GAIL to take call on LNG ship tender by September 30

By: | Published: September 27, 2016 6:28 AM

After dragging on for more than two years, GAIL (India) is expected to decide on its multi-billion dollar contract to hire newly built ships to ferry liquefied natural gas (LNG) by September 30, a top company official told FE.

Dismissing reports that the tender may be scrapped, a director on the board of GAIL said that the company is evaluating bids from two consortia. “Tender would not be scrapped, nor the terms would be changed. We are evaluating bids from two Japanese consortia and a final outcome would be known by September 30,” the official reiterated.

The two Japanese bidders eyeing the contract include – a consortium of Mitsui OSK Lines (MOL)-Nippon Yusen Kabushiki Kaisha (NYK Line) and Mitsui & Co. The second consortium comprises Mitsubishi Corporation-Kawasaki Kisen Kaisha Ltd (K Line) and GasLog.

GAIL has floated the latest tender for time-charter hiring of up to 11 ships for 15 to 18 years through international competitive bidding. Exact number of ships to be chartered will be decided in due course. The tender was floated on September 15, 2015 with a due date of submission of December 14, which was later extended till February 29, 2016.

The tender was first launched with a cut off date of October 30, 2014, which was later extended several times to December 4, January 6 and February 17 next year.

According to the initial plan, the vessels build overseas are to be delivered between January-May 2019 and one out of three made locally are to be ready between July 2022 and June 2023. However, it is not confirmed whether these timelines would still be met.

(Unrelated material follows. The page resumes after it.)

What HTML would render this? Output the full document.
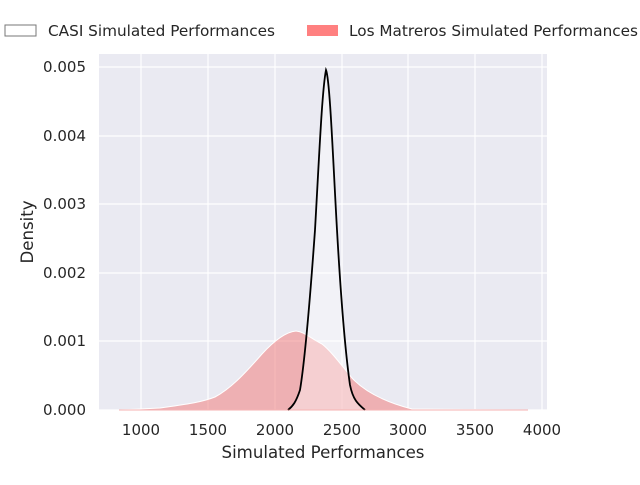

In December 2011, GAIL signed a deal with Cheniere Energy Partners to buy 3.5 mtpa of LNG from the Sabine Pass Terminal in Louisiana on FoB basis. Deliveries would start between March and August 2018.

In April 2013, GAIL booked another 2.3 mtpa capacity to export LNG from the Dominion Cover Point terminal in Maryland, delivery of which is expected from end-2017.

After a government directive, GAIL was forced to take out a tender with a clause that out of three LNG vessels one has to be built in India. Generally, it takes 30 months for Japanese and Korean companies to deliver an LNG ship.